As Doogan puts it, “the dematerialization of knowledge and information is premised on the conceptual separation of motion and matter. The philosophical or theoretical flaw is that the production and consumption of knowledge and information remains materialist even it its circulation is immaterial.”

A battle for interpretation

So, why does all this matter? The point of this book is not to convince readers that the current system of capitalism is a-ok and does not require changing. Rather, these arguments are important for anyone thinking about how we can actually change this system. The proliferation of the notion that we are living in a time of unprecedented labour precarity; where everyone’s job could be shipped overseas tomorrow and the state is powerless to intervene, can have the effect of demobilizing people. The core principle of socialism is that the working class has the power to change society due to its strategic importance in the capitalist system. If workers accept the ideas that they are disposable and unimportant in a rapidly transforming economy, what agency do they have to fight? If their jobs can be shipped out of country at the drop of a hat, why demand anything?

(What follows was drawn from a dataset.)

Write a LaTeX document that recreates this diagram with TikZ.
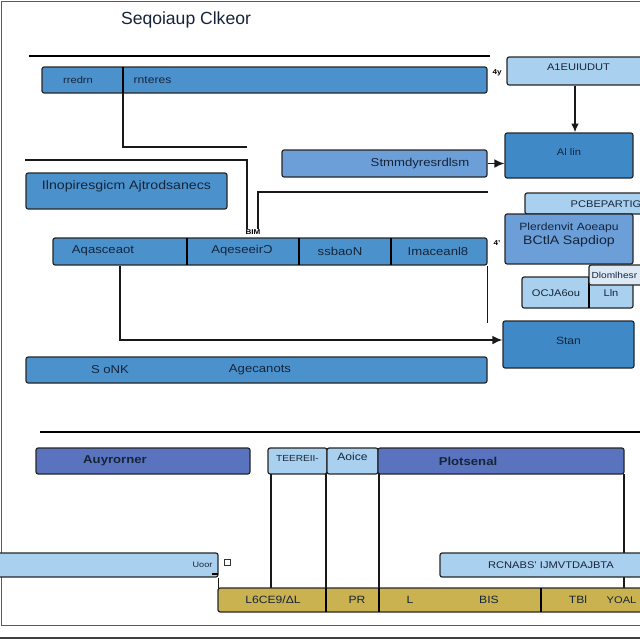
\documentclass[tikz,border=0pt]{standalone}
\usepackage{fontspec}
\setmainfont[FakeStretch=1.15]{Liberation Sans}
\newfontfamily\plainfont{Liberation Sans}
\usetikzlibrary{fit,arrows.meta}

\definecolor{ink}{HTML}{16243A}
\definecolor{barblue}{HTML}{4B92CD}
\definecolor{softblue}{HTML}{6C9ED8}
\definecolor{deepblue}{HTML}{3E89C6}
\definecolor{paleblue}{HTML}{A9D0EE}
\definecolor{mistblue}{HTML}{DDEAF6}
\definecolor{slate}{HTML}{5A73BF}
\definecolor{gold}{HTML}{C9B24F}
\definecolor{rim}{HTML}{2E6F5E}

\begin{document}
\begin{tikzpicture}[x=0.4mm, y=-0.4mm, line width=1.5pt,
    box/.style={draw=black!85, line width=1.4pt, rounded corners=2.5pt, inner sep=0pt, text=ink,
                font=\fontsize{12}{14}\selectfont},
    txt/.style={text=ink, font=\fontsize{13}{15}\selectfont, inner sep=0pt},
    bold/.style={txt, font=\fontsize{13}{15}\selectfont\bfseries},
    glyph/.style={text=black, font=\fontsize{8}{9}\selectfont\bfseries, inner sep=0pt},
    link/.style={draw=black!90, line width=1.6pt}]
\useasboundingbox (0,0) rectangle (640,640);
% frame
\draw[rim, line width=1pt] (640,1) -- (1,1) -- (1,625) -- (640,625);
\draw[black!75, line width=1.5pt] (0,638) -- (640,638);

\node[txt, font=\plainfont\fontsize{20}{23}\selectfont] (title) at (186,20) {Seqoiaup Clkeor};

% upper block
\draw (29,56) -- (490,56);
\node[box, fill=barblue, fit={(42,67) (487,93)}] (hdr) {};
\draw (123,67) -- (123,93);
\node[txt, font=\fontsize{11}{13}\selectfont] (hdra) at (78,80) {rredrn};
\node[txt, anchor=west, font=\fontsize{12}{14}\selectfont] (hdrb) at (133,80) {rnteres};
\coordinate (hdrcut) at (123,93);
\coordinate (tap) at (247,147);
\draw[link] (hdrcut) |- (tap);

\node[box, fill=paleblue, fit={(507,57) (650,85)}, font=\fontsize{11}{13}\selectfont] (aout) {A1EUIUDUT};
\node[glyph] (aoutmk) at (497,73) {4y};
\node[box, fill=deepblue, fit={(505,133) (633,178)}, font=\fontsize{11}{13}\selectfont] (alin) {Al lin};
\draw[link, -{Latex[length=3.5mm,width=3mm]}] (aout.south -| 575,0) -- (alin.north -| 575,0);

\node[box, fill=softblue, fit={(282,150) (487,177)}] (stm) {};
\node[txt] (stmtxt) at (420,164) {Stmmdyresrdlsm};
\draw[link, -{Latex[length=4mm,width=3.5mm]}] (stm.east) -- (alin.west |- stm.east);

\node[box, fill=barblue, fit={(26,173) (227,209)}, font=\fontsize{14}{16}\selectfont] (intro) {Ilnopiresgicm Ajtrodsanecs};

\node[glyph] (bim) at (253,232) {BIM};
\coordinate (left) at (25,160);
\coordinate (right) at (488,192);
\draw[link] (left) -| (bim.north -| 247,0);
\draw[link] (bim.north -| 258,0) |- (right);

% middle row
\node[box, fill=barblue, fit={(53,238) (487,265)}] (row) {};
\foreach \x in {187,299,391}
    \draw (\x,238) -- (\x,265);
\node[txt] (rowa) at (103,251) {Aqasceaot};
\node[txt] (rowb) at (242,251) {Aqeseeir\reflectbox{C}};
\node[txt] (rowc) at (340,251) {ssbaoN};
\node[txt] (rowd) at (438,251) {Imaceanl8};
\node[glyph] (rowmk) at (497,243) {4'};

% right stack
\node[box, fill=paleblue, fit={(525,193) (650,214)}] (pcb) {};
\node[txt, anchor=west, font=\fontsize{11}{13}\selectfont] (pcbtxt) at (570,204) {PCBEPARTIG};
\node[box, fill=softblue, fit={(505,214) (633,264)}, align=center] (pler)
    {Plerdenvit Aoeapu\\[2pt]{\fontsize{14}{16}\selectfont BCtlA Sapdiop}};
\node[box, fill=paleblue, fit={(522,277) (633,308)}] (ocja) {};
\draw (589,277) -- (589,308);
\node[txt, font=\fontsize{11}{13}\selectfont] (ocjaa) at (556,293) {OCJA6ou};
\node[txt, font=\fontsize{11}{13}\selectfont] (ocjab) at (611,293) {Lln};
\node[box, fill=mistblue, fit={(589,265) (650,285)}] (dlom) {};
\node[txt, anchor=west, font=\fontsize{10}{12}\selectfont] (dlomtxt) at (591,275) {Dlomlhesr};
\node[box, fill=deepblue, fit={(503,321) (634,368)}] (stan) {Stan};

\draw[link, -{Latex[length=4mm,width=3.5mm]}] (row.south -| 120,0) |- (stan.west |- 0,340);
\draw[link] (row.south east) -- ++(0,57);

\node[box, fill=barblue, fit={(26,357) (487,383)}] (sonk) {};
\node[txt] (sonka) at (110,370) {S oNK};
\node[txt] (sonkb) at (260,370) {Agecanots};

% lower block
\draw (40,432) -- (640,432);
\node[box, fill=slate, fit={(36,448) (250,474)}] (auy) {};
\node[bold] (auytxt) at (115,461) {Auyrorner};
\node[box, fill=paleblue, fit={(268,448) (327,474)}, font=\fontsize{10}{12}\selectfont] (teer) {TEEREII-};
\node[box, fill=paleblue, fit={(327,448) (378,474)}] (aoic) {Aoice};
\node[box, fill=slate, fit={(378,448) (624,474)}] (plot) {};
\node[bold] (plottxt) at (468,461) {Plotsenal};
\foreach \x in {271,326,379,624}
    \draw[link] (\x,474) -- (\x,588);

\node[box, fill=paleblue, fit={(-10,553) (218,577)}] (uoor) {};
\node[txt, anchor=east, font=\fontsize{9}{11}\selectfont] (uoortxt) at (213,565) {Uoor};
\node[draw=black!80, line width=0.9pt, minimum size=2.4mm, inner sep=0pt] (sq) at (227,562) {};
\draw[link] (uoor.south east) -- ++(0,11);
\draw (212,574) -- (218,574);

\node[box, fill=paleblue, fit={(440,553) (650,577)}] (rcn) {};
\node[txt, font=\fontsize{11}{13}\selectfont] (rcntxt) at (551,565) {RCNABS' IJMVTDAJBTA};

\node[box, fill=gold, fit={(218,588) (650,612)}] (gold) {};
\foreach \x in {326,379,541}
    \draw (\x,588) -- (\x,612);
\node[txt, font=\fontsize{12}{14}\selectfont] (ga) at (273,600) {L6CE9/ΔL};
\node[txt, font=\fontsize{12}{14}\selectfont] (gb) at (357,600) {PR};
\node[txt, font=\fontsize{12}{14}\selectfont] (gc) at (410,600) {L};
\node[txt, font=\fontsize{12}{14}\selectfont] (gd) at (489,600) {BIS};
\node[txt, font=\fontsize{12}{14}\selectfont] (ge) at (578,600) {TBl};
\node[txt, font=\fontsize{11}{13}\selectfont, anchor=east] (gf) at (637,600) {YOAL};
\end{tikzpicture}
\end{document}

In asserting that workforce-retention remains extremely important for most employers, or that capitalist firms do not have the ability or inclination to move factories quickly, or that the nation state is far from a hapless victim of corporate policies, Doogan is asserting the ways in which workers have power versus their employers, and can make demands on their own governments to intervene in the labour market on behalf of workers.

 In countering the prevailing logic of new capitalism, he is fighting back against the perverse logic that prevails “when trade unions recognize that employers use the threat of capital relocation as a bargaining tool but seem to prepare the ground for them in stressing the vulnerability of the American workforce to cheap foreign labour.”

New Capitalism? The Transformation of Work is an incredibly rich book, filled with facts that tear apart prevailing myths of work and re-centre the working class as a force that can truly transform the economy for the better.